Zdaniem analityków firmy doradczej CBRE, po dynamicznym wzroście cen lokali trwającym także w I kwartale br., z powodu pandemii można oczekiwać raczej stabilizacji. Sytuacja związana z wirusem jest wciąż niepewna, by wyrokować, jak będzie wyglądać rynek i czy są przesłanki, by oczekiwać korekty cen.

Analitycy wskazują, że znaczna część wzrostu cen mieszkań wynikała z przyczyn niezależnych od deweloperów: rosnących kosztów budowy czy wynagrodzeń. Obecnie na rynku niewiele jest gotowych niesprzedanych mieszkań, a zaawansowane projekty mają zadowalające wyniki sprzedaży. Rekordowo niskie stopy dalej stymulują popyt na nieruchomości.

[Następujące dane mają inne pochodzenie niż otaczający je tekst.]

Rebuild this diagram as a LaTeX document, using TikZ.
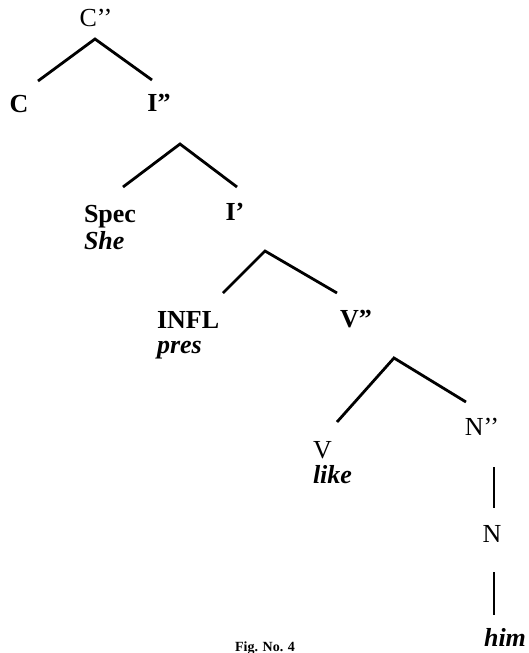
\documentclass[tikz,border=0pt]{standalone}
\usepackage{fontspec}
\setmainfont{Liberation Serif}
\begin{document}
\begin{tikzpicture}[x=1pt,y=-1pt,
  lbl/.style={inner sep=0pt,outer sep=0pt,font=\fontsize{26}{30}\selectfont},
  cat/.style={lbl,font=\fontsize{26}{30}\selectfont\bfseries},
  word/.style={lbl,font=\fontsize{26}{30}\selectfont\bfseries\itshape},
  branch/.style={line width=2.8pt,line cap=butt,line join=miter}]
\useasboundingbox (0,0) rectangle (529,653);

% category labels and words
\node[lbl,anchor=base]      (Cpp)  at (96,26)   {C’’};
\node[cat,anchor=base]      (C)    at (19,112)  {C};
\node[cat,anchor=base]      (Ipp)  at (159,111) {I”};
\node[cat,anchor=base west] (Spec) at (84,222)  {Spec};
\node[word,anchor=base west](She)  at (84,249)  {She};
\node[cat,anchor=base]      (Ip)   at (235,220) {I’};
\node[cat,anchor=base west] (INFL) at (157,328) {INFL};
\node[word,anchor=base west](pres) at (157,353) {pres};
\node[cat,anchor=base]      (Vpp)  at (356,327) {V”};
\node[lbl,anchor=base west] (V)    at (313,458) {V};
\node[word,anchor=base west](like) at (313,483) {like};
\node[lbl,anchor=base]      (Npp)  at (482,435) {N’’};
\node[lbl,anchor=base]      (N)    at (492,542) {N};
\node[word,anchor=base]     (him)  at (505,646) {him};
\node[inner sep=0pt,anchor=base,font=\fontsize{14}{16}\selectfont\bfseries]
     (cap) at (265,651) {Fig. No. 4};

% branch end points
\coordinate (t1) at (95,39);   \coordinate (l1) at (38,81);   \coordinate (r1) at (152,80);
\coordinate (t2) at (180,144); \coordinate (l2) at (123,187); \coordinate (r2) at (237,187);
\coordinate (t3) at (265,251); \coordinate (l3) at (223,293); \coordinate (r3) at (337,293);
\coordinate (t4) at (394,358); \coordinate (l4) at (337,422); \coordinate (r4) at (466,402);
\coordinate (a5) at (494,467); \coordinate (b5) at (494,508);
\coordinate (a6) at (494,572); \coordinate (b6) at (494,615);

% branches
\draw[branch] (l1) -- (t1) -- (r1);
\draw[branch] (l2) -- (t2) -- (r2);
\draw[branch] (l3) -- (t3) -- (r3);
\draw[branch] (l4) -- (t4) -- (r4);
\draw[branch] (a5) -- (b5);
\draw[branch] (a6) -- (b6);
\end{tikzpicture}
\end{document}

- W obecnej sytuacji trudno przewidywać, czy wystąpią spadki cen i jaka będzie ich skala. W najbliższej perspektywie oczekiwana jest raczej stabilizacja. Oczywiście, jeśli niepewność związana z pandemią utrzyma się dłużej, powodując trwałe zmiany na rynku pracy i w otoczeniu ekonomicznym, obniżki cen będą możliwe – podkreśliła Agnieszka Mikulska, ekspert w dziale mieszkaniowym CBRE. - Po kryzysie 2008 r. przeciętne ceny ofertowe nowych mieszkań charakteryzowały się największą inercją na rynku warszawskim, spadki szybciej zaobserwowano na rynkach regionalnych. Jednak trudno porównywać te dwie sytuacje. Wówczas mieliśmy do czynienia z bańką spekulacyjną i jeszcze przed wystąpieniem recesji akceptacja nabywców dla rosnących cen wyraźnie zmalała. Można jednak spodziewać się, że ta akceptacja również teraz będzie niższa, co może przełożyć się na ceny - dodała.

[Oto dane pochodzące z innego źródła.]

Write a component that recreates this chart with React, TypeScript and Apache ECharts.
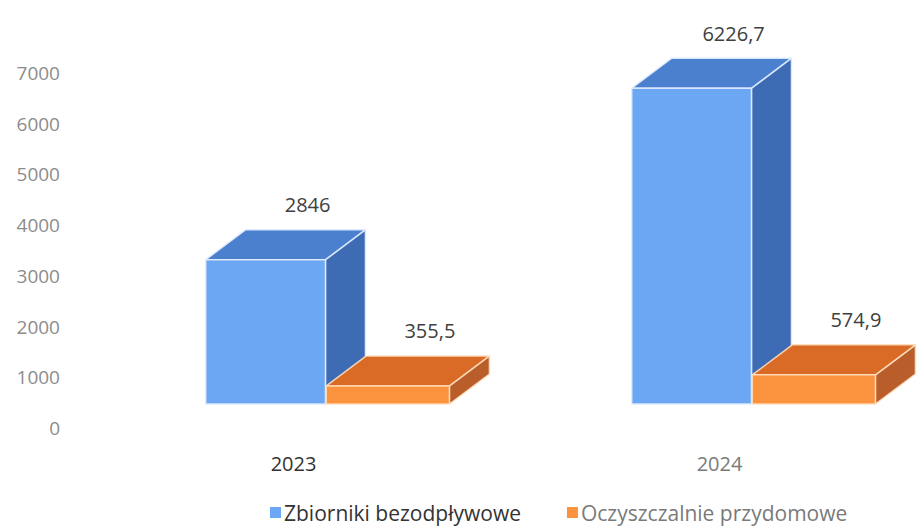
import React, { useEffect, useRef } from "react";
import * as echarts from "echarts";

const categories = ["2023", "2024"];
const seriesNames = ["Zbiorniki bezodpływowe", "Oczyszczalnie przydomowe"];
const zbiorniki = [2846, 6226.7];
const oczyszczalnie = [355.5, 574.9];
const yTicks = { min: 0, max: 7000, interval: 1000 };

const FONT = "'Open Sans'";

const palettes = [
  { front: "#6ba7f2", top: "#4b80cf", side: "#3e6cb4", edge: "rgba(225,236,255,0.9)" },
  { front: "#fb923d", top: "#d96b27", side: "#b95e2b", edge: "rgba(255,222,190,0.9)" },
];
// horizontal extent of each series' front face, as fractions of the category band
const spans = [
  [-0.206, 0.075],
  [0.077, 0.366],
];

function makeRender(si: number) {
  return (params: any, api: any) => {
    const ci = api.value(0);
    const v = api.value(1);
    const bw = api.size([1, 0])[0];
    const cx = api.coord([ci, 0])[0];
    const floorShift = 24;
    const yB = api.coord([ci, 0])[1] - floorShift;
    const yT = api.coord([ci, v])[1] - floorShift;
    const x0 = cx + spans[si][0] * bw;
    const x1 = cx + spans[si][1] * bw;
    const dx = 40;
    const dy = -30;
    const p = palettes[si];
    const stroke = { stroke: p.edge, lineWidth: 1.5, lineJoin: "round" };
    const label = String(v).replace(".", ",");
    return {
      type: "group",
      children: [
        {
          type: "polygon",
          shape: { points: [[x1, yB], [x1 + dx, yB + dy], [x1 + dx, yT + dy], [x1, yT]] },
          style: { fill: p.side, ...stroke },
        },
        {
          type: "polygon",
          shape: { points: [[x0, yT], [x0 + dx, yT + dy], [x1 + dx, yT + dy], [x1, yT]] },
          style: { fill: p.top, ...stroke },
        },
        {
          type: "rect",
          shape: { x: x0, y: yT, width: x1 - x0, height: yB - yT },
          style: { fill: p.front, ...stroke },
        },
        {
          type: "text",
          x: (x0 + x1) / 2 + 42,
          y: yT + dy - 25,
          style: {
            text: label,
            fill: "#404040",
            font: `20px ${FONT}`,
            textAlign: "center",
            textVerticalAlign: "middle",
          },
        },
      ],
    };
  };
}

export default function App() {
  const ref = useRef<HTMLDivElement>(null);
  useEffect(() => {
    if (!ref.current) return;
    const chart = echarts.init(ref.current, undefined, { renderer: "svg" });
    const values = [zbiorniki, oczyszczalnie];
    chart.setOption({
      animation: false,
      backgroundColor: "#ffffff",
      grid: { left: 80.5, top: 73, right: -14.5, bottom: 100, containLabel: false, outerBoundsMode: "none" },
      legend: {
        data: seriesNames.map((n, i) => ({
          name: n,
          icon: "rect",
          itemStyle: { color: palettes[i].front },
          textStyle: { color: i === 0 ? "#333333" : "#7a7a7a" },
        })),
        left: 265,
        top: 497,
        itemWidth: 11,
        itemHeight: 11,
        itemGap: 46,
        textStyle: { fontFamily: FONT, fontSize: 21, lineHeight: 21, padding: [0, 0, 0, -2] },
      },
      xAxis: {
        type: "category",
        data: categories,
        axisLine: { show: false },
        axisTick: { show: false },
        axisLabel: {
          margin: 25,
          fontFamily: FONT,
          fontSize: 20,
          color: (val: string, idx: number) => (idx === 0 ? "#333333" : "#7a7a7a"),
        },
      },
      yAxis: {
        type: "value",
        min: yTicks.min,
        max: yTicks.max,
        interval: yTicks.interval,
        axisLine: { show: false },
        axisTick: { show: false },
        splitLine: { show: false },
        axisLabel: {
          margin: 20.5,
          fontFamily: FONT,
          fontSize: 19,
          color: "#8c8c8c",
          formatter: (v: number) => String(v),
        },
      },
      series: values.map((vals, si) => ({
        type: "custom",
        name: seriesNames[si],
        clip: false,
        itemStyle: { color: palettes[si].front },
        renderItem: makeRender(si),
        data: vals.map((v, ci) => [ci, v]),
        encode: { x: 0, y: 1 },
      })),
    });
    return () => chart.dispose();
  }, []);
  return <div ref={ref} style={{ width: 918, height: 528, position: "absolute", left: 0, top: 0 }} />;
}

W I kwartale br. najmocniej, o 21 proc. w skali roku, wzrosły ceny sprzedaży w Krakowie, do 9,3 tys. zł za mkw. We Wrocławiu wzrost sięgnął 16 proc., do 8,6 tys. zł, w Trójmieście 14 proc., do 8,9 tys., w Łodzi prawie 10 proc., do 6,3 tys., w Poznaniu 6 proc., do 7,6 tys. zł, a w Warszawie 6 proc., do 9,8 tys. zł.